Granting for the sake of the argument that mathematical logic is seriously wrong as you believe (which I do not believe at all, but that's not the point here), the fact remains that all proofs that are valid in Aristotelian logic are also valid in CML. Moreover, if there were Arisotelian-valid proofs that are not CML-valid, then Aristotelian logic would not be truth-preserving.
Speakpigeon said:
Again, that's not true. Mathematical logic produces two types of error.
It produces neither. But I'm willing to assume in this thread and for the sake of the argument that it is the wrong logic, in the sense that it fails to match human logic. Under that assumption, it produces the first but not the second type of error. But it's an error easily fixed
if we assume there is a persuasive argument to the conclusion that CML fails to match human logic.
Speakpigeon said:
First, it declares valid inferences that are not valid.
Yes, by assumption in this thread (not in reality).
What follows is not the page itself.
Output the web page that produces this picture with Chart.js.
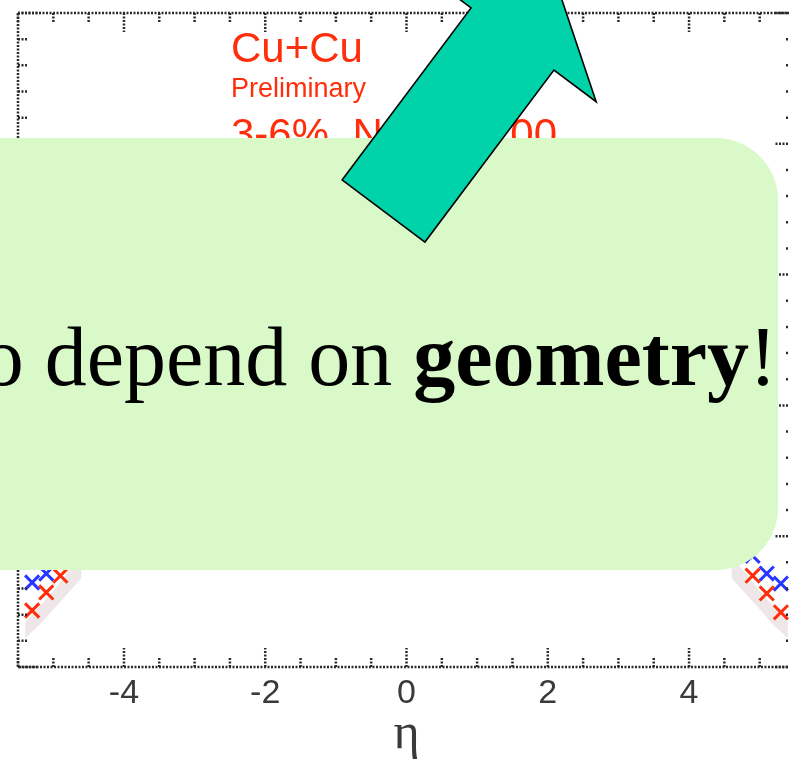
<!DOCTYPE html>
<html>
<head>
<meta charset="utf-8">
<script src="https://cdn.jsdelivr.net/npm/chart.js@4.4.0/dist/chart.umd.min.js"></script>
<style>
  html, body { margin: 0; padding: 0; background: #fff; overflow: hidden; width: 789px; height: 760px; }
  #wrap { position: absolute; left: -60px; top: 0; width: 880px; height: 760px; }
</style>
</head>
<body>
<div id="wrap"><canvas id="c" width="880" height="760"></canvas></div>
<script>
// Cu+Cu dN/deta, forward and backward edges
const etaRed      = [-5.3, -5.1, -4.9, 4.9, 5.1, 5.3];
const dndetaRed   = [21.6, 28.5, 34.9, 34.9, 28.1, 20.9];
const etaBlue     = [-5.3, -5.1, 4.9, 5.1, 5.3];
const dndetaBlue  = [32.3, 35.7, 42.5, 35.7, 31.9];

// systematic band
const etaBandL    = [-5.4, -5.2, -5.0, -4.8, -4.6];
const bandLowL    = [11, 16, 22, 28, 34];
const bandHighL   = [17, 23, 29, 36, 42];
const etaBandR    = [4.6, 4.8, 5.0, 5.2, 5.4];
const bandLowR    = [34, 28, 22, 16, 11];
const bandHighR   = [42, 36, 29, 23, 17];

const xTicks = [-4, -2, 0, 2, 4];
const yTicks = [0, 50, 100, 150, 200, 250];

const labelLines = ['Cu+Cu', 'Preliminary', '3-6%, N'];
const slideText = { lead: 'also depend on ', bold: 'geometry', tail: '!' };

const RED = 'rgb(255,45,10)';
const BLUE = 'rgb(40,55,255)';
const OX = 60; // canvas sits 60px left of the page edge

const pts = (xs, ys) => xs.map((x, i) => ({ x, y: ys[i] }));

const bandDs = (xs, ys, fill) => ({
  type: 'line', data: pts(xs, ys), showLine: true, pointRadius: 0,
  borderWidth: 0, borderColor: 'rgba(0,0,0,0)',
  backgroundColor: 'rgba(205,180,180,0.32)', fill, order: 3
});

const noPad = s => { s.paddingTop = 0; s.paddingBottom = 0; s.paddingLeft = 0; s.paddingRight = 0; };

const overlay = {
  id: 'overlay',
  afterDraw(chart) {
    const { ctx, chartArea: a, scales: { x, y } } = chart;
    ctx.save();

    // frame
    ctx.strokeStyle = '#2a2a2a';
    ctx.lineWidth = 2.5;
    ctx.setLineDash([2, 1.5]);
    ctx.strokeRect(a.left, a.top, a.right - a.left, a.bottom - a.top);

    // inward ticks, majors every 2 in eta and 50 in dN/deta
    ctx.beginPath();
    for (let v = -5.5; v <= 5.5001; v += 0.5) {
      const px = x.getPixelForValue(v);
      const len = xTicks.includes(v) ? 19 : 9;
      ctx.moveTo(px, a.bottom); ctx.lineTo(px, a.bottom - len);
      ctx.moveTo(px, a.top); ctx.lineTo(px, a.top + len);
    }
    for (let v = 0; v <= 250; v += 10) {
      const py = y.getPixelForValue(v);
      const len = v % 50 === 0 ? 20 : 9;
      ctx.moveTo(a.left, py); ctx.lineTo(a.left + len, py);
      ctx.moveTo(a.right, py); ctx.lineTo(a.right - len, py);
    }
    ctx.stroke();
    ctx.setLineDash([]);

    ctx.translate(OX, 0);

    // plot labels
    ctx.fillStyle = RED;
    ctx.textBaseline = 'alphabetic';
    ctx.textAlign = 'left';
    ctx.font = '42px "Liberation Sans"';
    ctx.fillText(labelLines[0], 231, 62);
    ctx.font = '27px "Liberation Sans"';
    ctx.fillText(labelLines[1], 231, 97);
    ctx.font = '42px "Liberation Sans"';
    ctx.fillText(labelLines[2], 231, 148);
    let nx = 231 + ctx.measureText(labelLines[2]).width;
    ctx.font = '25px "Liberation Sans"';
    ctx.fillText('part', nx, 156);
    ctx.font = '42px "Liberation Sans"';
    ctx.textAlign = 'right';
    ctx.fillText(' = 100', 557, 148);

    // callout box
    const bx = -30, by = 138, bw = 808, bh = 432, r = 62;
    ctx.fillStyle = 'rgb(217,249,201)';
    ctx.beginPath();
    ctx.moveTo(bx, by);
    ctx.lineTo(bx + bw - r, by);
    ctx.arcTo(bx + bw, by, bx + bw, by + r, r);
    ctx.lineTo(bx + bw, by + bh - r);
    ctx.arcTo(bx + bw, by + bh, bx + bw - r, by + bh, r);
    ctx.lineTo(bx, by + bh);
    ctx.closePath();
    ctx.fill();

    // callout text
    ctx.fillStyle = '#000';
    ctx.textAlign = 'right';
    const base = 385;
    let ex = 777;
    ctx.font = '84px "Liberation Serif"';
    ctx.fillText(slideText.tail, ex, base);
    ex -= ctx.measureText(slideText.tail).width;
    ctx.font = 'bold 84px "Liberation Serif"';
    ctx.fillText(slideText.bold, ex, base);
    ex -= ctx.measureText(slideText.bold).width;
    ctx.font = '84px "Liberation Serif"';
    ctx.fillText(slideText.lead, ex, base);

    // block arrow
    const ux = 0.6, uy = -0.8, qx = 0.8, qy = 0.6;
    const B = [383.5, 211], w = 51.8, hw = 104.6, S = 215, L = 72;
    const H = [B[0] + S * ux, B[1] + S * uy];
    const T = [H[0] + L * ux, H[1] + L * uy];
    const poly = [
      [B[0] - w * qx, B[1] - w * qy],
      [H[0] - w * qx, H[1] - w * qy],
      [H[0] - hw * qx, H[1] - hw * qy],
      T,
      [H[0] + hw * qx, H[1] + hw * qy],
      [H[0] + w * qx, H[1] + w * qy],
      [B[0] + w * qx, B[1] + w * qy]
    ];
    ctx.beginPath();
    poly.forEach((p, i) => i ? ctx.lineTo(p[0], p[1]) : ctx.moveTo(p[0], p[1]));
    ctx.closePath();
    ctx.fillStyle = 'rgb(0,210,170)';
    ctx.fill();
    ctx.strokeStyle = '#000';
    ctx.lineWidth = 1.6;
    ctx.lineJoin = 'miter';
    ctx.stroke();

    ctx.restore();
  }
};

new Chart(document.getElementById('c'), {
  type: 'scatter',
  data: {
    datasets: [
      bandDs(etaBandL, bandLowL, false),
      bandDs(etaBandL, bandHighL, '-1'),
      bandDs(etaBandR, bandLowR, false),
      bandDs(etaBandR, bandHighR, '-1'),
      {
        label: 'red', data: pts(etaRed, dndetaRed), pointStyle: 'crossRot',
        pointRadius: 10, borderColor: RED, borderWidth: 3, order: 1
      },
      {
        label: 'blue', data: pts(etaBlue, dndetaBlue), pointStyle: 'crossRot',
        pointRadius: 10, borderColor: BLUE, borderWidth: 3, order: 2
      }
    ]
  },
  options: {
    responsive: false,
    animation: false,
    devicePixelRatio: 1,
    layout: { padding: { top: 10, right: 25, left: 0, bottom: 0 } },
    plugins: { legend: { display: false }, tooltip: { enabled: false } },
    scales: {
      x: {
        type: 'linear', min: -5.5, max: 5.5,
        grid: { display: false, drawTicks: false },
        border: { display: false },
        afterBuildTicks: s => { s.ticks = xTicks.map(v => ({ value: v })); },
        afterFit: s => { s.height = 93; noPad(s); },
        ticks: { color: '#3a3a3a', font: { family: 'Liberation Sans', size: 34 }, padding: 6, callback: v => String(v) },
        title: { display: true, text: 'η', color: '#3a3a3a', font: { family: 'Liberation Serif', size: 50, lineHeight: 1.0 }, padding: { top: 0, bottom: 0 } }
      },
      y: {
        type: 'linear', min: 0, max: 250,
        grid: { display: false, drawTicks: false },
        border: { display: false },
        afterBuildTicks: s => { s.ticks = yTicks.map(v => ({ value: v })); },
        afterFit: s => { s.width = 78; noPad(s); },
        ticks: { color: '#3a3a3a', font: { family: 'Liberation Sans', size: 30 }, padding: 22 }
      }
    }
  },
  plugins: [overlay]
});
</script>
</body>
</html>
Adding the further assumption that there is a good argument for the conclusion that some inferences are CML-valid but not human-logic-valid, the solution is to refrain from claiming that all CML-valid inferences are also human-logic-valid, or valid in the colloquial sense of the words.
However, CML remains superior to human logic as a logic for mathematics, as it can be used to obtain all of the mathematical truths that can be obtained with human logic, and more truths as well (assuming human logic is Aristotelian logic or some other truth-preserving system; on the other hand, if human logic is not truth-preserving, the superiority of CML is even greater).
Speakpigeon said:
Second, it is myopic in that it cannot prove valid some inferences that are valid. And again, when I say some, there is in fact an infinity of these inferences.
And again, that is false. Fortunately so, because any inference that is not CML-valid is of a form that is not truth-preserving.
If there were a single inference that is valid but not CML-valid, then validity (unlike CML-validity) would fail to be truth-preserving.